Prosecutors investigating corruption allegations involving South Korea's president have raided Samsung again as public outrage grows over the company's alleged link with the scandal.

They also raided the country's national pension fund as the inquiry into President Park Geun-hye and her friend Choi Soon-sil continued, while two ministers offered to resign.

South Korea's presidential office said the justice minister and senior presidential secretary for civil affairs had offered to step down. The president has not accepted their resignation offers.

And in a bizarre twist, Ms Park's office was forced to defend the purchase of hundreds of erectile dysfunction pills.

Officials at Samsung Group and National Pension Service (NPS) confirmed investigators visited their offices in Seoul.

The Investment Management Office of the world's third-largest pension fund was the target of the raid, according to an NPS official.

Samsung spokeswoman Lim Bomi declined to say which Samsung department was raided.

The raids took place as the political fallout from the scandal continued to grow after prosecutors charged Ms Choi and two of Ms Park's most senior aides.

Ms Park has been refusing to meet prosecutors who said she conspired in criminal activities with the confidante and she need to be questioned.

While she faces mounting calls to resign over the scandal, public anger has also been simmering toward Samsung as well because of its alleged links with Ms Choi.

It is not the first time Samsung has been raided by prosecutors investigating the scandal, and South Korean reports say the simultaneous raids of the company and the pension fund showed that the investigation was expanding to a contentious Samsung merger.

South Korea's Yonhap news agency reported earlier that prosecutors were looking into whether the presidential office played a role in the pension service's vote to support the controversial merger of two Samsung companies last year.

Samsung narrowly won shareholders' approval to merge Samsung C&T and Cheil Industries in July 2015.

Most investors and analysts questioned Samsung's argument that the deal was to create synergies between a Samsung construction firm and another Samsung firm that ran an amusement park and fashion businesses.

The merger deal was crucial for Samsung heir Lee Jae-yong who held a small stake in Samsung Electronics. It helped Mr Lee, a grandson of Samsung founder and a vice chairman at Samsung Electronics, strengthen his grip on the group's crown jewel, Samsung Electronics, without spending his own money.

Shareholders who opposed the merger, including US hedge fund Elliott, said the deal unfairly benefited Samsung's founding families while hurting minority shareholders.

In the end it was NPS, a major shareholder at both Samsung C&T and Cheil Industries, which played the role of kingmaker in the shareholder vote. The pension fund cast a vote in support of the merger even as some outside advisers recommended it oppose the deal.
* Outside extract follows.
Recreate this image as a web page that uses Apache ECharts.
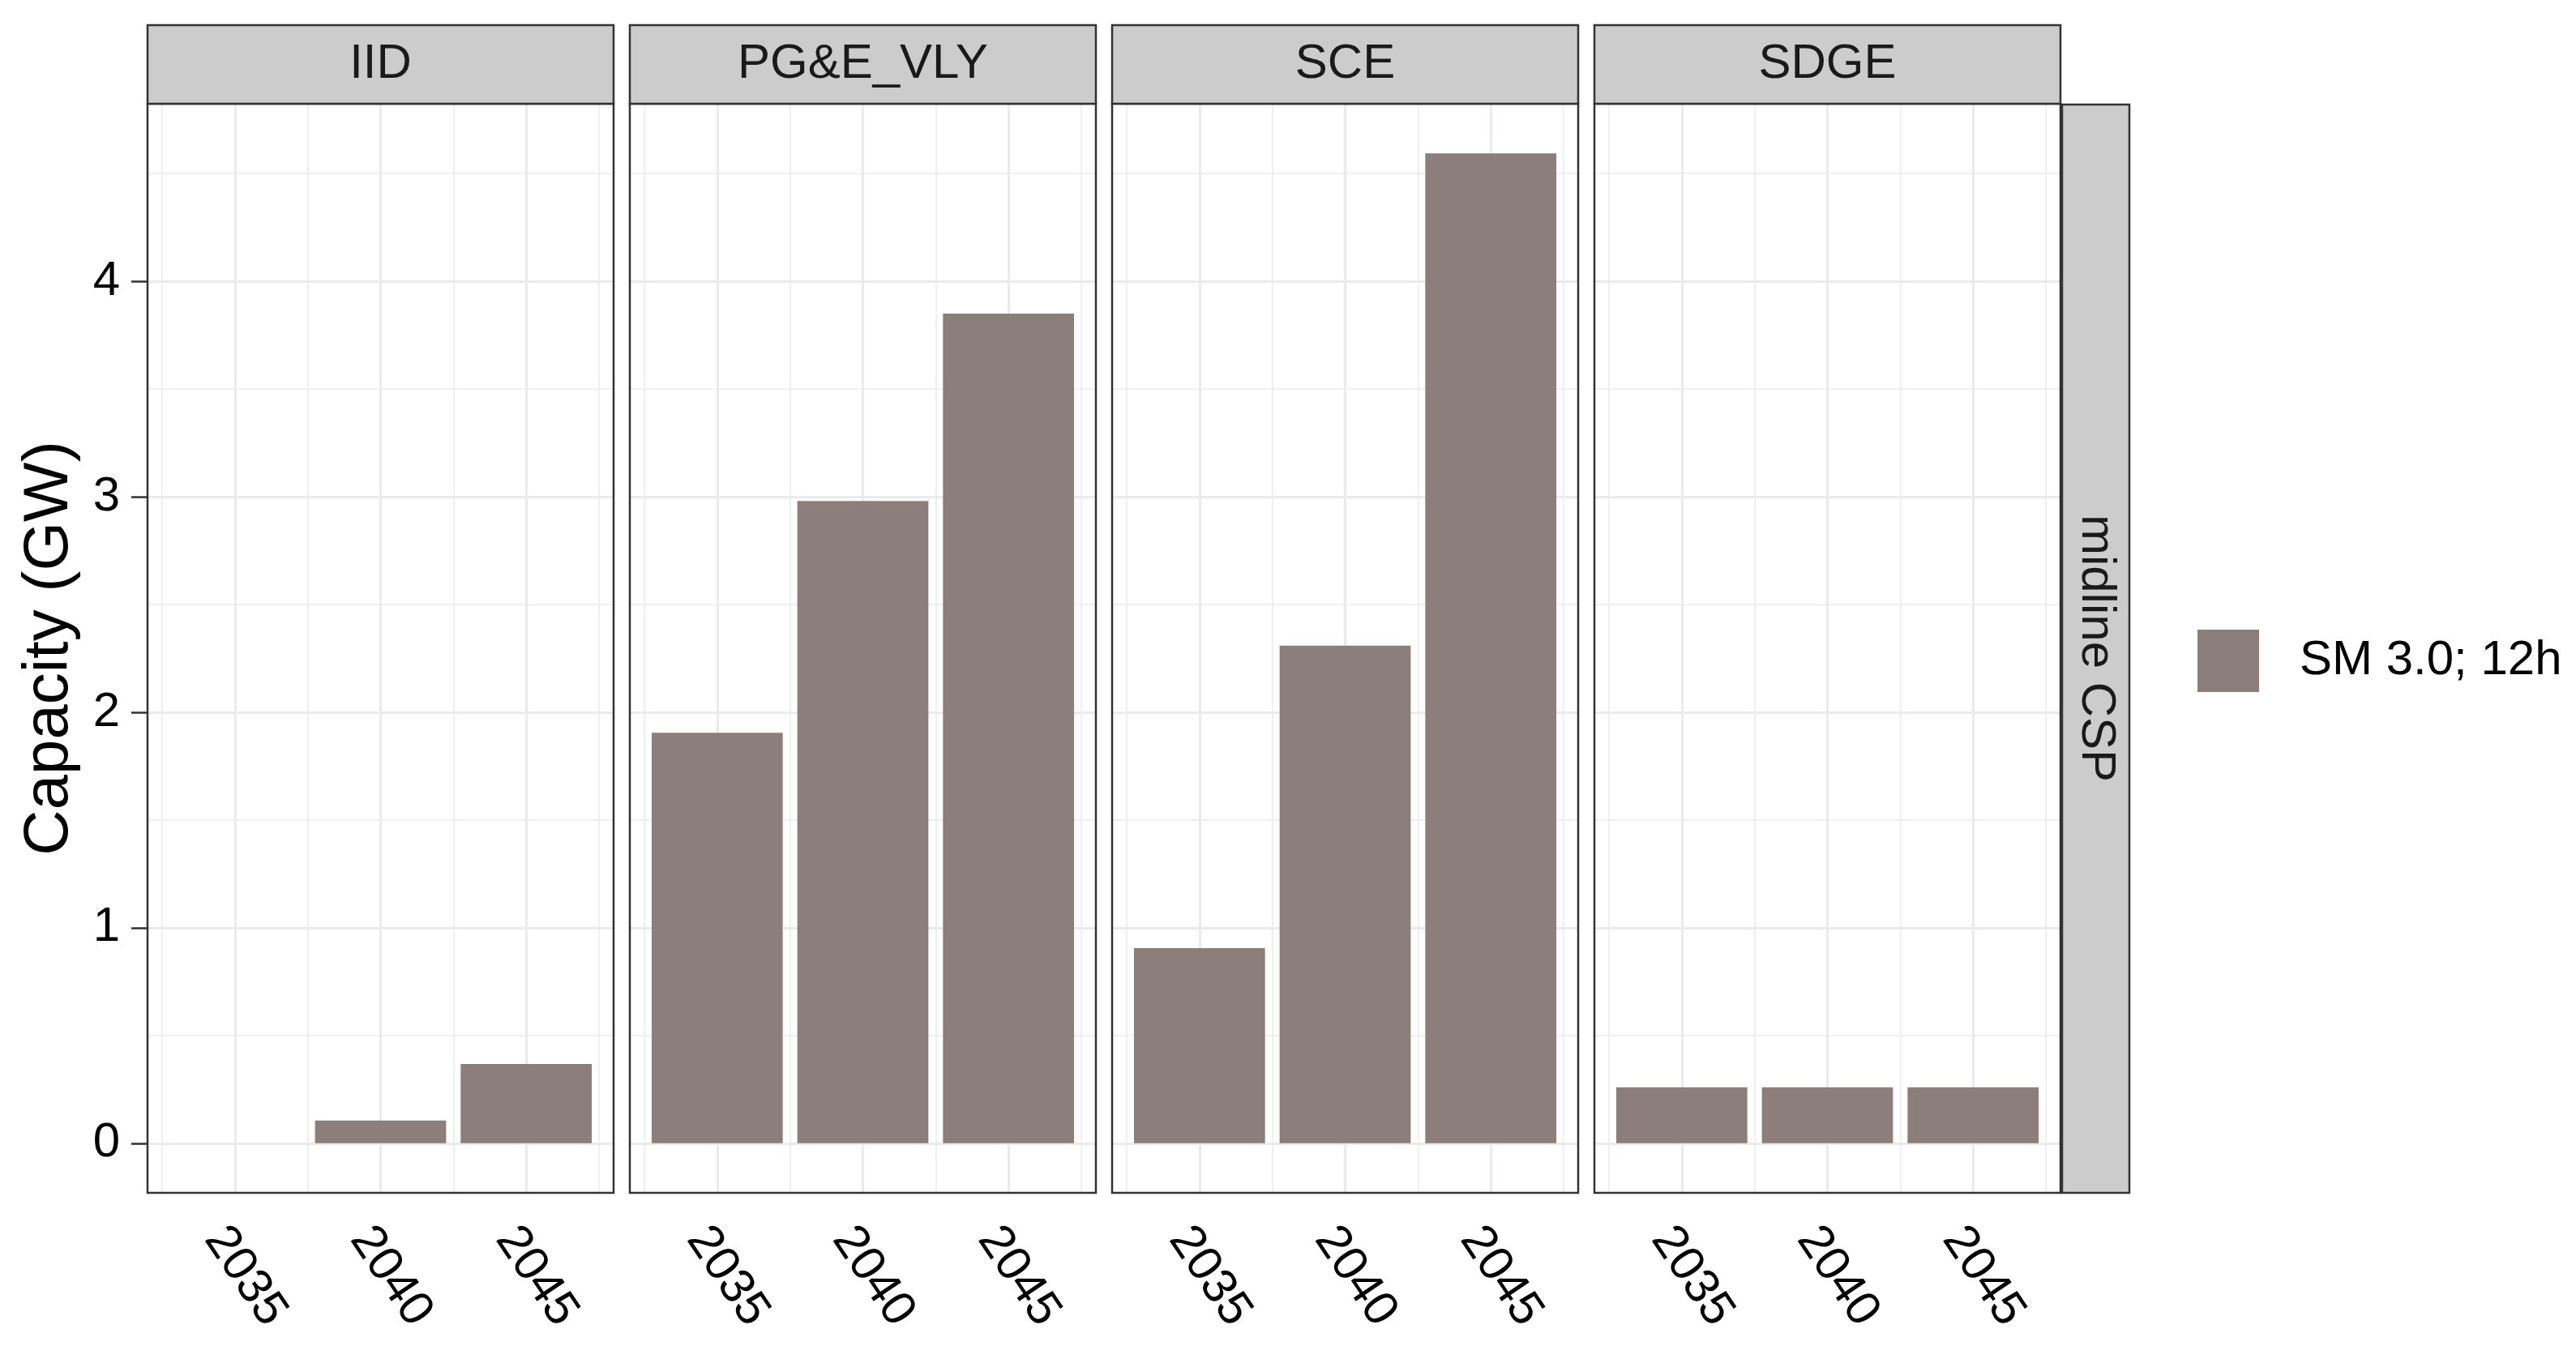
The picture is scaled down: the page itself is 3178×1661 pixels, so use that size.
<!DOCTYPE html>
<html>
<head>
<meta charset="utf-8">
<script src="https://cdn.jsdelivr.net/npm/echarts@6/dist/echarts.min.js"></script>
<style>
html,body{margin:0;padding:0;background:#fff;}
#chart{width:3178px;height:1661px;}
</style>
</head>
<body>
<div id="chart"></div>
<script>
// ---- data ----
const regions = ['IID', 'PG&E_VLY', 'SCE', 'SDGE'];
const years = ['2035', '2040', '2045'];
const yTicks = [0, 1, 2, 3, 4];
const seriesName = 'SM 3.0; 12h';
const rowLabel = 'midline CSP';
const iidValues = [null, 0.106, 0.368];
const pgeValues = [1.905, 2.98, 3.85];
const sceValues = [0.906, 2.309, 4.594];
const sdgeValues = [0.26, 0.26, 0.26];
const yTitle = 'Capacity (GW)';

const panelValues = [iidValues, pgeValues, sceValues, sdgeValues];

// ---- layout / style ----
const FONT = '"Liberation Sans", Arial, sans-serif';
const BAR_COLOR = '#8C7F7B';
const GRID_COLOR = '#EBEBEB';
const BORDER = '#333333';
const panelLeft0 = 182, panelW = 575, panelGap = 20;
const panelTop = 128, panelH = 1344;
const stripTop = 31, stripH = 97;
const yMin = -0.23, yMax = 4.824;
const xMin = 0.4, xMax = 3.6;

const grids = [], xAxes = [], yAxes = [], series = [], graphics = [];

const vLines = [];
for (let v = 0.5; v <= 3.5; v += 0.5) vLines.push(v);
const hLines = [];
for (let v = 0; v <= 4.5; v += 0.5) hLines.push(v);

panelValues.forEach((vals, p) => {
  const left = panelLeft0 + p * (panelW + panelGap);
  grids.push({
    left: left, top: panelTop, width: panelW, height: panelH,
    show: true, borderColor: BORDER, borderWidth: 2.5,
    backgroundColor: 'rgba(0,0,0,0)', z: 3, outerBoundsMode: 'none'
  });
  xAxes.push({
    type: 'value', gridIndex: p, min: xMin, max: xMax,
    axisLine: { show: false },
    splitLine: { show: false },
    axisTick: { show: true, length: 20, customValues: [1, 2, 3], lineStyle: { color: BORDER, width: 2.5 } },
    axisLabel: {
      show: true, customValues: [1, 2, 3], rotate: -56, margin: 31,
      align: 'left', verticalAlign: 'top',
      fontSize: 60, fontFamily: FONT, color: '#000',
      formatter: (v) => years[Math.round(v) - 1]
    }
  });
  yAxes.push({
    type: 'value', gridIndex: p, min: yMin, max: yMax,
    axisLine: { show: false },
    splitLine: { show: false },
    axisTick: { show: p === 0, length: 20, customValues: yTicks, lineStyle: { color: BORDER, width: 2.5 } },
    axisLabel: { show: p === 0, customValues: yTicks, margin: 34, fontSize: 60, fontFamily: FONT, color: '#000' },
    name: p === 0 ? yTitle : '',
    nameLocation: 'middle', nameRotate: 90, nameGap: 82,
    nameTextStyle: { fontSize: 78, fontFamily: FONT, color: '#000' }
  });
  const mlData = [];
  vLines.forEach(v => mlData.push({ xAxis: v, lineStyle: { color: GRID_COLOR, width: Number.isInteger(v) ? 3 : 1.5, type: 'solid' } }));
  hLines.forEach(v => mlData.push({ yAxis: v, lineStyle: { color: GRID_COLOR, width: Number.isInteger(v) ? 3 : 1.5, type: 'solid' } }));
  series.push({
    type: 'bar', name: seriesName, xAxisIndex: p, yAxisIndex: p,
    barWidth: 0.9 * panelW / (xMax - xMin),
    itemStyle: { color: BAR_COLOR },
    data: vals.map((v, i) => [i + 1, v]),
    z: 2,
    markLine: { silent: true, symbol: 'none', label: { show: false }, z: 1, animation: false, data: mlData }
  });
  // strip
  graphics.push({
    type: 'rect', shape: { x: left, y: stripTop, width: panelW, height: stripH },
    style: { fill: '#CCCCCC', stroke: BORDER, lineWidth: 2.5 }, z: 10
  });
  graphics.push({
    type: 'text', x: left + panelW / 2, y: stripTop + stripH / 2,
    style: { text: regions[p], fill: '#1A1A1A', font: '60px ' + FONT, textAlign: 'center', textVerticalAlign: 'middle' },
    z: 11
  });
});

const lastRight = panelLeft0 + 3 * (panelW + panelGap) + panelW;
graphics.push({
  type: 'rect', shape: { x: lastRight + 2, y: panelTop + 1, width: 83, height: panelH - 1 },
  style: { fill: '#CCCCCC', stroke: BORDER, lineWidth: 2.5 }, z: 10
});
graphics.push({
  type: 'text', x: lastRight + 2 + 83 / 2, y: panelTop + panelH / 2, rotation: -Math.PI / 2,
  style: { text: rowLabel, fill: '#1A1A1A', font: '60px ' + FONT, textAlign: 'center', textVerticalAlign: 'middle' },
  z: 11
});

const chart = echarts.init(document.getElementById('chart'), null, { renderer: 'canvas' });
chart.setOption({
  animation: false,
  backgroundColor: '#fff',
  grid: grids,
  xAxis: xAxes,
  yAxis: yAxes,
  series: series,
  legend: {
    data: [seriesName], left: 2711, top: 777, padding: 0,
    itemWidth: 76, itemHeight: 77, icon: 'rect',
    textStyle: { fontSize: 60, fontFamily: FONT, color: '#000', padding: [0, 0, 0, 45] },
    selectedMode: false
  },
  graphic: graphics
});
</script>
</body>
</html>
Meanwhile Ms Park's office on Wednesday confirmed revelations by an opposition politician that it purchased about 360 Viagra pills and the generic version of the drug in December.

While the report has created a frenzy on the internet, Ms Park's office said the pills were bought to potentially treat altitude sickness for presidential aides and employees on her May trips to Ethiopia, Uganda and Kenya.

None of the pills was used, said Jung Youn-kuk, spokesman of the presidential Blue House. South Korean doctors sometimes prescribe Viagra-style drugs to climbers because they are believed to be effective in preventing altitude sickness.